Of course, all of this theoretical modeling would be for naught if real world actors behaved differently. After surveying previous studies and publicly available license terms in the telecommunications sector, Putnam and Williams were able to confirm for the vast majority of cases that the royalty base was not a component or combination of components. Furthermore, they were not able to identify a single instance where a mere component, salable or not, was used as the royalty base. This confirms in practice what they showed in theory, that the final product is the economically proper method for measuring royalties.

The paper addresses one final flaw with the SSPPU rule. As the SSPPU rule has become entrenched in court opinions, there have been efforts to expand its use to entire patent portfolios rather than individual patents. Putnam and Williams use a sample patent portfolio to show that this would be misguided for an additional reason: the smallest salable unit would not be “patent practicing” in relation to the entire portfolio.
Despite demonstrating that using the final product rather than the SSPPU would be the economically pure way to determine the royalty base, Putnam and Williams propose a more nuanced solution. Courts should use economic theory to scrutinize the royalty bases proposed in litigation. For example, it would be useful to permit the patent owner to show the normal practice in the industry or which product in the supply chain captures the incremental value of the patented technology. As their paper shows, this will typically be the final product.

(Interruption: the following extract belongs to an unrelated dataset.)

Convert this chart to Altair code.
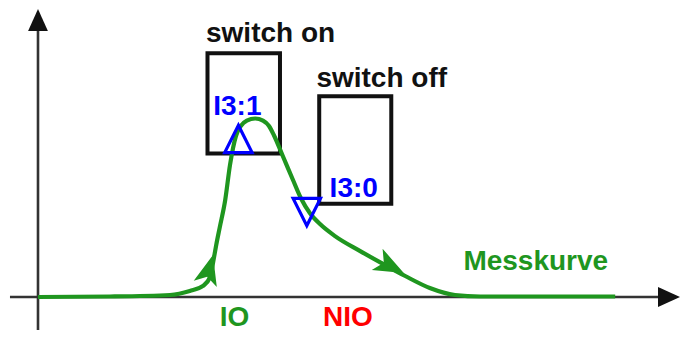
import altair as alt
import pandas as pd

# ---- data (time t, signal s) ----
curve_t = [0, 12, 22, 25.3, 27.5, 28.7, 29.2, 29.7, 30.3, 31.2, 32, 33, 33.8, 34.8,
           36.2, 37.5, 38.5, 39.3, 40.8, 42.5, 43.8, 45.3, 47, 49.5, 53.7, 57.8,
           61.2, 65.3, 69.5, 73.7, 96.2]
curve_s = [0, 0.17, 0.67, 2, 3.7, 6.7, 11.7, 17.3, 23.3, 32.3, 44, 53.7, 57, 58.8,
           59.5, 58.8, 57, 54, 47, 39, 33, 28, 24.3, 20.3, 15.3, 10.7,
           7, 3, 0.67, 0.17, 0.17]

win_name = ["switch on", "switch off"]
win_t0 = [28.25, 46.87]
win_t1 = [40.33, 58.88]
win_s0 = [47.83, 31.07]
win_s1 = [81.23, 66.93]

on_t, on_s = [33.4], [52.7]      # I3:1 trigger point
off_t, off_s = [44.8], [28.3]    # I3:0 trigger point

arrow1_t, arrow1_s = [28.45], [8.63]
arrow2_t, arrow2_s = [58.5], [10.53]

black_text = ["switch on", "switch off"]
black_t = [28.0, 46.4]
black_s = [85.1, 70.1]

blue_text = ["I3:1", "I3:0"]
blue_t = [29.2, 48.6]
blue_s = [60.67, 33.4]

green_text = ["Messkurve", "IO"]
green_t = [70.9, 30.3]
green_s = [9.0, -9.67]

red_text = ["NIO"]
red_t = [47.5]
red_s = [-9.67]

axis_t = [-4.67, 0]
axis_t2 = [104.5, 0]
axis_s = [0, -11]
axis_s2 = [0, 89]

head_t = [105.17, 0]
head_s = [0, 92.33]

# ---- scales ----
XS = alt.Scale(domain=[-5, 107.1667], nice=False, zero=False)
YS = alt.Scale(domain=[-12, 96.3333], nice=False, zero=False)


def X(f="t"):
    return alt.X(f"{f}:Q", scale=XS, axis=None)


def Y(f="s"):
    return alt.Y(f"{f}:Q", scale=YS, axis=None)


GREEN = "#1f961f"
FONT = "Liberation Sans"

axes_df = pd.DataFrame({"t": axis_t, "t2": axis_t2, "s": axis_s, "s2": axis_s2})
axes = alt.Chart(axes_df).mark_rule(color="#333333", strokeWidth=2.6).encode(
    x=X(), x2="t2:Q", y=Y(), y2="s2:Q")

TRI = "M0,-1L0.9,1L-0.9,1Z"
xhead = alt.Chart(pd.DataFrame({"t": head_t[:1], "s": head_s[:1]})).mark_point(
    shape=TRI, size=484, filled=True, color="#111111", opacity=1, angle=90
).encode(x=X(), y=Y())
yhead = alt.Chart(pd.DataFrame({"t": head_t[1:], "s": head_s[1:]})).mark_point(
    shape=TRI, size=484, filled=True, color="#111111", opacity=1, angle=0
).encode(x=X(), y=Y())

win_df = pd.DataFrame({"name": win_name, "t0": win_t0, "t1": win_t1,
                       "s0": win_s0, "s1": win_s1})
windows = alt.Chart(win_df).mark_rect(fill=None, fillOpacity=0, stroke="#111111",
                                      strokeWidth=4).encode(
    x=X("t0"), x2="t1:Q", y=Y("s0"), y2="s1:Q")

curve_df = pd.DataFrame({"t": curve_t, "s": curve_s})
curve = alt.Chart(curve_df).mark_line(color=GREEN, strokeWidth=4.2,
                                      interpolate="monotone").encode(
    x=X(), y=Y(), order="t:Q")

ARROW = "M0,-1L0.72,0.8L0,0.35L-0.72,0.8Z"
a1 = alt.Chart(pd.DataFrame({"t": arrow1_t, "s": arrow1_s})).mark_point(
    shape=ARROW, size=1100, filled=True, color=GREEN, opacity=1, angle=15
).encode(x=X(), y=Y())
a2 = alt.Chart(pd.DataFrame({"t": arrow2_t, "s": arrow2_s})).mark_point(
    shape=ARROW, size=1100, filled=True, color=GREEN, opacity=1, angle=117
).encode(x=X(), y=Y())

tri_up = alt.Chart(pd.DataFrame({"t": on_t, "s": on_s})).mark_point(
    shape="M0,-1L1,1L-1,1Z", size=750, filled=False, color="#0000ff",
    strokeWidth=3.2, opacity=1
).encode(x=X(), y=Y())
tri_down = alt.Chart(pd.DataFrame({"t": off_t, "s": off_s})).mark_point(
    shape="M0,1L1,-1L-1,-1Z", size=750, filled=False, color="#0000ff",
    strokeWidth=3.2, opacity=1
).encode(x=X(), y=Y())


def labels(texts, ts, ss, color):
    df = pd.DataFrame({"label": texts, "t": ts, "s": ss})
    return alt.Chart(df).mark_text(
        align="left", baseline="alphabetic", font=FONT, fontSize=28,
        fontWeight="bold", color=color
    ).encode(x=X(), y=Y(), text="label:N")


chart = alt.layer(
    axes, xhead, yhead, windows, curve, a1, a2, tri_up, tri_down,
    labels(black_text, black_t, black_s, "#111111"),
    labels(blue_text, blue_t, blue_s, "#0000ff"),
    labels(green_text, green_t, green_s, GREEN),
    labels(red_text, red_t, red_s, "#ff0000"),
).properties(
    width=673, height=325, padding=0, background="white",
    autosize=alt.AutoSizeParams(type="none")
).configure_view(stroke=None)

chart.save("out.html", embed_options={"renderer": "svg", "actions": False})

Importantly, the proposed reform is not the unfaltering use of the final product’s price as the royalty base. If the royalty rate approaches zero because the royalty base is too large, using a smaller base may be helpful. In other words, if the final product is too distant in the supply chain from the invention, it may be hard to properly align the rate with the base. This was one of the exigent circumstances that led to the SSPPU rule in the first place, where the patent was on a system related to how computer CPUs make calculations, but the patent owner claimed damages on entire servers and workstations. Rather than make the error at the other extreme, Putnam and Williams’ recommendations simply allow the parties to make arguments and develop evidence that is consistent with basic economics, rather than apply inappropriately rigid judge made rules.